(Figure scripts)

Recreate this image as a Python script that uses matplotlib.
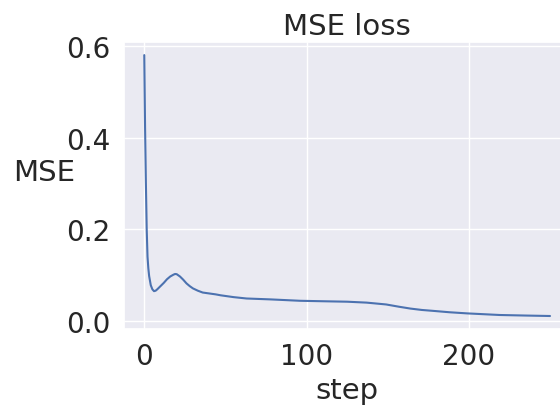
import matplotlib
matplotlib.use("Agg")
import matplotlib.pyplot as plt
import seaborn as sns

# MSE loss readings (step, value) taken off the curve
steps = [0, 0.5, 1, 1.5, 2, 2.5, 3, 4, 5, 6, 7, 8, 10, 12, 14, 16, 18, 19,
         20, 22, 24, 26, 28, 30, 33, 36, 40, 44, 47, 55, 63, 78, 96, 110,
         125, 137, 143, 149, 157, 164, 171, 178, 188, 199, 219, 235, 250]
mse = [0.58, 0.42, 0.30, 0.20, 0.14, 0.115, 0.098, 0.078, 0.069, 0.065,
       0.066, 0.069, 0.076, 0.083, 0.091, 0.097, 0.101, 0.1025, 0.102,
       0.097, 0.090, 0.082, 0.076, 0.071, 0.066, 0.062, 0.060, 0.058,
       0.056, 0.052, 0.049, 0.047, 0.044, 0.043, 0.042, 0.040, 0.038,
       0.036, 0.031, 0.027, 0.024, 0.022, 0.019, 0.0165, 0.013, 0.0118,
       0.0108]

sns.set_theme(style="darkgrid", font_scale=2)

fig = plt.figure(figsize=(5.6, 4.1), dpi=100)
ax = fig.add_axes([0.2214, 0.195, 0.797, 0.70])
ax.plot(steps, mse, color="#4c72b0", linewidth=1.5)
ax.set_title("MSE loss", fontsize=21)
ax.set_xlabel("step", fontsize=21)
ax.set_ylabel("MSE", rotation=0, fontsize=21, labelpad=16)
ax.tick_params(labelsize=20)
ax.set_yticks([0.0, 0.2, 0.4, 0.6])

fig.savefig("out.png", dpi=100)
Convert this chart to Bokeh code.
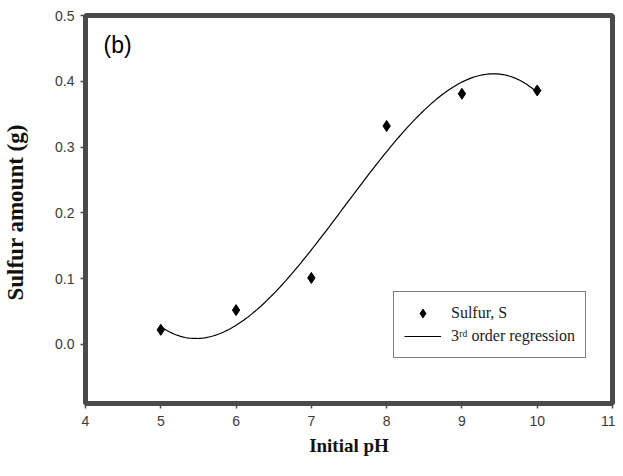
import numpy as np
from bokeh.plotting import figure
from bokeh.models import Range1d, FixedTicker, Label, Legend, LegendItem
from bokeh.embed import file_html
from bokeh.resources import INLINE

# Data
ph = [5, 6, 7, 8, 9, 10]
sulfur = [0.022, 0.052, 0.101, 0.332, 0.381, 0.386]
x_ticks = [4, 5, 6, 7, 8, 9, 10, 11]
y_ticks = [0.0, 0.1, 0.2, 0.3, 0.4, 0.5]
y_tick_labels = {0.0: "0.0", 0.1: "0.1", 0.2: "0.2", 0.3: "0.3", 0.4: "0.4", 0.5: "0.5"}

# 3rd order regression of the data
coef = np.polyfit(ph, sulfur, 3)
fit_x = np.linspace(min(ph), max(ph), 200)
fit_y = np.polyval(coef, fit_x)

p = figure(width=615, height=460, output_backend="svg", toolbar_location=None,
           x_range=Range1d(4, 11), y_range=Range1d(-0.09, 0.5),
           min_border_left=85, min_border_top=15, min_border_right=3, min_border_bottom=57)
p.background_fill_color = "white"
p.border_fill_color = "white"
p.grid.visible = False
p.outline_line_color = "#4a4a4a"
p.outline_line_width = 5

for ax in (p.xaxis, p.yaxis):
    ax.axis_line_color = None
    ax.major_tick_out = 5
    ax.major_tick_in = 0
    ax.minor_tick_line_color = None
    ax.major_tick_line_color = "#4a4a4a"
    ax.major_tick_line_width = 1.5
    ax.major_label_text_font = "Liberation Sans"
    ax.major_label_text_font_size = "14px"
    ax.major_label_text_color = "#3a3a3a"
    ax.axis_label_text_font = "Liberation Serif"
    ax.axis_label_text_font_style = "bold"
    ax.axis_label_text_color = "#111111"

p.xaxis.axis_label_text_font_size = "19px"
p.yaxis.axis_label_text_font_size = "23px"
p.xaxis.ticker = FixedTicker(ticks=x_ticks)
p.yaxis.ticker = FixedTicker(ticks=y_ticks)
p.yaxis.major_label_overrides = y_tick_labels
p.xaxis.axis_label = "Initial pH"
p.yaxis.axis_label = "Sulfur  amount (g)"
p.xaxis.major_label_standoff = 7
p.yaxis.major_label_standoff = 6
p.xaxis.axis_label_standoff = 6
p.yaxis.axis_label_standoff = 24

r_line = p.line(fit_x, fit_y, line_color="black", line_width=1.2)
r_pts = p.scatter(ph, sulfur, marker="diamond", size=11, color="black")

legend = Legend(items=[LegendItem(label="Sulfur, S", renderers=[r_pts]),
                       LegendItem(label="3ʳᵈ order regression", renderers=[r_line])],
                location=(308, 45))
legend.border_line_color = "black"
legend.border_line_width = 1
legend.background_fill_alpha = 1
legend.label_text_font = "Liberation Serif"
legend.label_text_font_size = "16px"
legend.label_text_color = "#222222"
legend.glyph_width = 37
legend.glyph_height = 22
legend.label_height = 22
legend.spacing = 1
legend.padding = 10
legend.margin = 0
legend.label_standoff = 10
p.add_layout(legend, "center")

p.add_layout(Label(x=4.24, y=0.435, text="(b)", text_font="Liberation Sans",
                   text_font_size="23px", text_color="black"))

open("out.html", "w").write(file_html(p, INLINE))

**SET PROBLEM**. All of the data above should be quoted exactly, except for the pictures.

**REPLY TO THE EXERCISE**.
Recreate this image as a Python script that uses matplotlib.
import matplotlib
matplotlib.use("Agg")
import matplotlib.pyplot as plt
import seaborn as sns

# MSE loss readings (step, value) taken off the curve
steps = [0, 0.5, 1, 1.5, 2, 2.5, 3, 4, 5, 6, 7, 8, 10, 12, 14, 16, 18, 19,
         20, 22, 24, 26, 28, 30, 33, 36, 40, 44, 47, 55, 63, 78, 96, 110,
         125, 137, 143, 149, 157, 164, 171, 178, 188, 199, 219, 235, 250]
mse = [0.58, 0.42, 0.30, 0.20, 0.14, 0.115, 0.098, 0.078, 0.069, 0.065,
       0.066, 0.069, 0.076, 0.083, 0.091, 0.097, 0.101, 0.1025, 0.102,
       0.097, 0.090, 0.082, 0.076, 0.071, 0.066, 0.062, 0.060, 0.058,
       0.056, 0.052, 0.049, 0.047, 0.044, 0.043, 0.042, 0.040, 0.038,
       0.036, 0.031, 0.027, 0.024, 0.022, 0.019, 0.0165, 0.013, 0.0118,
       0.0108]

sns.set_theme(style="darkgrid", font_scale=2)

fig = plt.figure(figsize=(5.6, 4.1), dpi=100)
ax = fig.add_axes([0.2214, 0.195, 0.797, 0.70])
ax.plot(steps, mse, color="#4c72b0", linewidth=1.5)
ax.set_title("MSE loss", fontsize=21)
ax.set_xlabel("step", fontsize=21)
ax.set_ylabel("MSE", rotation=0, fontsize=21, labelpad=16)
ax.tick_params(labelsize=20)
ax.set_yticks([0.0, 0.2, 0.4, 0.6])

fig.savefig("out.png", dpi=100)
Convert this chart to Bokeh code.
import numpy as np
from bokeh.plotting import figure
from bokeh.models import Range1d, FixedTicker, Label, Legend, LegendItem
from bokeh.embed import file_html
from bokeh.resources import INLINE

# Data
ph = [5, 6, 7, 8, 9, 10]
sulfur = [0.022, 0.052, 0.101, 0.332, 0.381, 0.386]
x_ticks = [4, 5, 6, 7, 8, 9, 10, 11]
y_ticks = [0.0, 0.1, 0.2, 0.3, 0.4, 0.5]
y_tick_labels = {0.0: "0.0", 0.1: "0.1", 0.2: "0.2", 0.3: "0.3", 0.4: "0.4", 0.5: "0.5"}

# 3rd order regression of the data
coef = np.polyfit(ph, sulfur, 3)
fit_x = np.linspace(min(ph), max(ph), 200)
fit_y = np.polyval(coef, fit_x)

p = figure(width=615, height=460, output_backend="svg", toolbar_location=None,
           x_range=Range1d(4, 11), y_range=Range1d(-0.09, 0.5),
           min_border_left=85, min_border_top=15, min_border_right=3, min_border_bottom=57)
p.background_fill_color = "white"
p.border_fill_color = "white"
p.grid.visible = False
p.outline_line_color = "#4a4a4a"
p.outline_line_width = 5

for ax in (p.xaxis, p.yaxis):
    ax.axis_line_color = None
    ax.major_tick_out = 5
    ax.major_tick_in = 0
    ax.minor_tick_line_color = None
    ax.major_tick_line_color = "#4a4a4a"
    ax.major_tick_line_width = 1.5
    ax.major_label_text_font = "Liberation Sans"
    ax.major_label_text_font_size = "14px"
    ax.major_label_text_color = "#3a3a3a"
    ax.axis_label_text_font = "Liberation Serif"
    ax.axis_label_text_font_style = "bold"
    ax.axis_label_text_color = "#111111"

p.xaxis.axis_label_text_font_size = "19px"
p.yaxis.axis_label_text_font_size = "23px"
p.xaxis.ticker = FixedTicker(ticks=x_ticks)
p.yaxis.ticker = FixedTicker(ticks=y_ticks)
p.yaxis.major_label_overrides = y_tick_labels
p.xaxis.axis_label = "Initial pH"
p.yaxis.axis_label = "Sulfur  amount (g)"
p.xaxis.major_label_standoff = 7
p.yaxis.major_label_standoff = 6
p.xaxis.axis_label_standoff = 6
p.yaxis.axis_label_standoff = 24

r_line = p.line(fit_x, fit_y, line_color="black", line_width=1.2)
r_pts = p.scatter(ph, sulfur, marker="diamond", size=11, color="black")

legend = Legend(items=[LegendItem(label="Sulfur, S", renderers=[r_pts]),
                       LegendItem(label="3ʳᵈ order regression", renderers=[r_line])],
                location=(308, 45))
legend.border_line_color = "black"
legend.border_line_width = 1
legend.background_fill_alpha = 1
legend.label_text_font = "Liberation Serif"
legend.label_text_font_size = "16px"
legend.label_text_color = "#222222"
legend.glyph_width = 37
legend.glyph_height = 22
legend.label_height = 22
legend.spacing = 1
legend.padding = 10
legend.margin = 0
legend.label_standoff = 10
p.add_layout(legend, "center")

p.add_layout(Label(x=4.24, y=0.435, text="(b)", text_font="Liberation Sans",
                   text_font_size="23px", text_color="black"))

open("out.html", "w").write(file_html(p, INLINE))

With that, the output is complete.